For those who have not had the opportunity to see Williams speak, it is a treat to see his “shoot from the hip, take no prisoners” approach. He is both refreshing and quite candid about his career and opinions about hockey. Sharing thoughts on topics such as NHL players going to the Olympics (it’s all about the money for the owners) and the U.S. Women Hockey Team and their demand for equal rights (they should be treated like the men’s team), Williams also questioned why Canada does not have high school hockey like in the United States.
“We have volleyball, basketball, and other team sports, but why not have hockey in the high school?”
He went on to share some statistics about hockey players, and noted for the first time more hockey players in the NHL were not Canadian-born, and the country with the largest increase was the United States, largely due to high school hockey. Williams also had some interesting stats about how many hockey players have actually suited up for at least one game in the NHL over the past 100 years. While the crowd was guessing in the tens of thousands, many were surprised to hear the number was only 5,700, with 10 per cent of those Saskatchewan-born.
“If parents think their kids are going to make it to the NHL, they should look again at the odds,” Williams added and as advice to parents, said, “Young hockey players have to play for themselves and have fun. Parents should not be glued to every practice, every shift on the ice. If they don’t want to play, don’t push them. Encourage them in what interests them.”
Williams also talked about his storied career during a time when hockey was more like the Wild West. “I had run-ins with Dave ‘the Hammer’ Schultz. But one of the toughest to play against was Terry O’Reilly of the Boston Bruins. But I have respect for him as well as one of the best — Dave Semenko.”
Asked about whether he shared a beer recently in Moose Jaw at NHL Hometown Hockey with Hammer, Williams said he would have, but Schultz didn’t seem too keen. Williams went on to share a funny story about a flight both of them took where they happened to sit next to each other.
“He was in the window seat and I was in the aisle, so no one was between us. I had taken off my cowboy boots and set them on the vacant seat between us. The Hammer was chewing a wad of tobacco and calmly would lean over and spit into my boots. After a couple of times, I was getting pretty heated. Then he leaned over to me and said, ‘Tiger, get me a Pepsi and a glass of ice.’ So I got up and brought him back his drink and he downed it quickly. Afterwards we were getting our luggage, and I went up to Hammer and said, ‘You know we should stop this childish behavior between us.’ He asked what did I mean. I said. ‘While with you spitting in my boots and me pissing in your drink, it ain’t getting us nowhere.’ Needless to say, Schultz was not happy.”

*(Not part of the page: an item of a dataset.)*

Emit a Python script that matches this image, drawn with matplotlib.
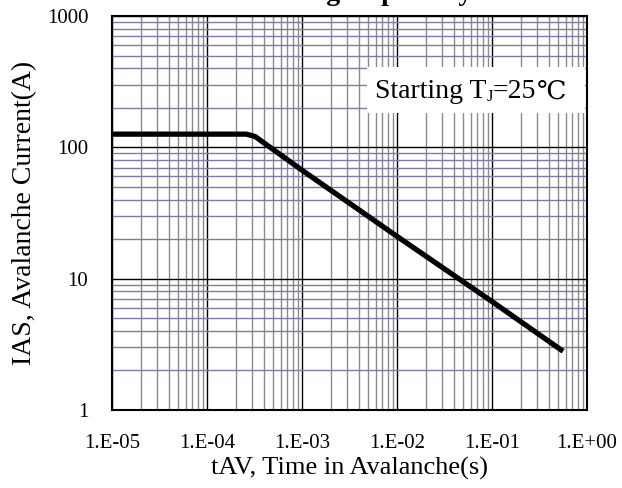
import matplotlib
matplotlib.use("Agg")
import matplotlib.pyplot as plt
from matplotlib.ticker import LogLocator
from matplotlib.patches import Rectangle

plt.rcParams['font.family'] = ['Liberation Serif', 'DejaVu Sans', 'Noto Sans CJK SC']

# avalanche time (s) vs avalanche current (A)
t_av = [1e-5, 1e-4, 2.6e-4, 3.2e-4, 1e-3, 1e-2, 1e-1, 0.56]
i_as = [126, 126, 126, 121, 67, 21, 6.7, 2.8]

x_ticks = [1e-5, 1e-4, 1e-3, 1e-2, 1e-1, 1e0]
x_labels = ["1.E-05", "1.E-04", "1.E-03", "1.E-02", "1.E-01", "1.E+00"]
y_ticks = [1, 10, 100, 1000]
y_labels = ["1", "10", "100", "1000"]

fig = plt.figure(figsize=(6.22, 4.88), dpi=100)
ax = fig.add_axes([112 / 622, 1 - 410 / 488, 475 / 622, 394 / 488])
ax.set_xscale("log")
ax.set_yscale("log")
ax.set_xlim(1e-5, 1)
ax.set_ylim(1, 1000)

# grid: gray verticals, bluish horizontals, black at decades
ax.xaxis.set_minor_locator(LogLocator(base=10, subs=range(2, 10), numticks=20))
ax.yaxis.set_minor_locator(LogLocator(base=10, subs=range(2, 10), numticks=20))
ax.grid(which="minor", axis="x", color="#8a8a8a", lw=1.0)
ax.grid(which="minor", axis="y", color="#7c7caa", lw=1.0)
ax.grid(which="major", axis="both", color="black", lw=1.0)
ax.set_axisbelow(True)

ax.set_xticks(x_ticks)
ax.set_xticklabels(x_labels)
ax.set_yticks(y_ticks)
ax.set_yticklabels(y_labels)
ax.tick_params(which="both", length=0)
ax.tick_params(axis="x", pad=17, labelsize=15)
ax.tick_params(axis="y", pad=17, labelsize=15)

for s in ax.spines.values():
    s.set_color("black")
    s.set_linewidth(1.5)

ax.plot(t_av, i_as, color="black", lw=3.8, solid_capstyle="butt", zorder=5)

# white box behind the annotation
ax.add_patch(Rectangle((0.537, 0.754), 0.459, 0.117, transform=ax.transAxes,
                       facecolor="white", edgecolor="none", zorder=6))
t1 = ax.text(0.554, 0.792, "Starting T", transform=ax.transAxes,
             ha="left", va="baseline", fontsize=20, zorder=7)
t2 = ax.annotate("J", xy=(1, 0), xycoords=t1, xytext=(0, -1),
                 textcoords="offset points", ha="left", va="bottom",
                 fontsize=12, zorder=7)
t3 = ax.annotate("=25", xy=(1, 0), xycoords=(t2, t1), ha="left", va="bottom",
                 fontsize=20, zorder=7)
ax.annotate("℃", xy=(1, 0), xycoords=t3, ha="left", va="bottom",
            fontsize=19, family=["DejaVu Serif", "DejaVu Sans"], zorder=7)

ax.set_xlabel("tAV, Time in Avalanche(s)", fontsize=19, labelpad=3)
ax.set_ylabel("IAS, Avalanche Current(A)", fontsize=20, labelpad=7)

# title mostly cut off by the top edge in the reference
fig.text(472 / 622, 1.0, "Avalanche Rating Capability", ha="right", va="baseline",
         fontsize=20, fontweight="bold")

fig.savefig("out.png", dpi=100)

Going back to his junior career with Swift Current Broncos, even as a young hockey player Williams never shied away from controversy and being around trouble. An infamous game against the Regina Pats saw him and teammates storm into the stands during a game and Williams belting a fan with his stick. Williams had confirmed the fan was throwing peppermints on the ice at him. After joining the NHL, Williams joked about his many trips to Montreal for disciplinary hearings. “I probably would have hit 1,000 games if not for all that time in a plane.”
Over a career of 962 games, Williams played with energy and enthusiasm. He was also unpredictable and many remembered his famous “stick-riding” celebration after a goal on his first visit back to Toronto with the Vancouver Canucks. “I’m not sure quite why I did that. But it was the only time.” During the evening in Assiniboia, Williams also took to the stage to “auction” off a Toronto Maple Leaf signed jersey. Always a showman, he worked the crowd up to a bid of $6,500.
Williams has been married for 43 years and lives in Swift Current. He loves to travel and speak at events such as this. As for revisiting his hockey career, he had a chance a number of years ago to play senior hockey with a team out of Herbert. “They wanted Uncle Tiger to wear a visor, and I don’t play hockey with no visor.”